Delay-Induced Depinning of Localized Structures in a spatially inhomogeneous Swift-Hohenberg Model

We report on the dynamics of localized structures in an inhomogeneous Swift-Hohenberg model describing pattern formation in the transverse plane of an optical cavity. This real order parameter equation is valid close to the second order critical point associated with bistability. The optical cavity is illuminated by an inhomogeneous spatial gaussian pumping beam, and subjected to time-delayed feedback. The gaussian injection beam breaks the translational symmetry of the system by exerting an attracting force on the localized structure. We show that the localized structure can be pinned to the center of the inhomogeneity, suppressing the delay-induced drift bifurcation that has been reported in the particular case where the injection is homogeneous, assumming a continous wave operation. Under an inhomogeneous spatial pumping beam, we perform the stability analysis of localized solutions to identify different instability regimes induced by time-delayed feedback.
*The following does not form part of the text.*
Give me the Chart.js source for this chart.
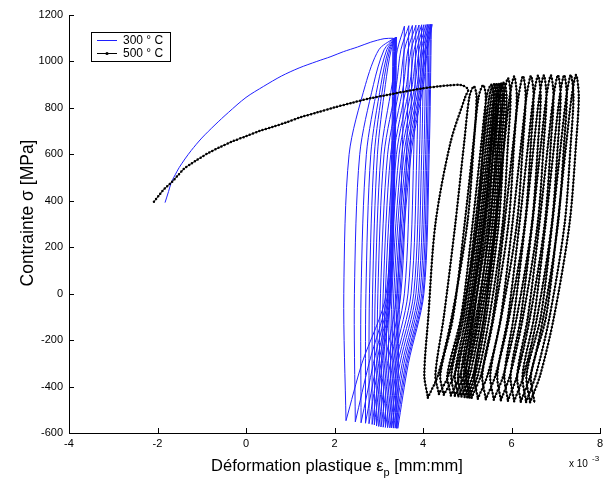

In particular, we predict the formation of two-arm spirals, as well as oscillating and depinning dynamics caused by the interplay of an attracting inhomogeneity and destabilizing time-delayed feedback. The transition from oscillating to depinning solutions is investigated by means of numerical continuation techniques. Analytically, we use two approaches based on either an order parameter equation, describing the dynamics of the localized structure in the vicinity of the Hopf bifurcation or an overdamped dynamics of a particle in a potential well generated by the inhomogeneity. In the later approach, the time-delayed feedback acts as a driving force.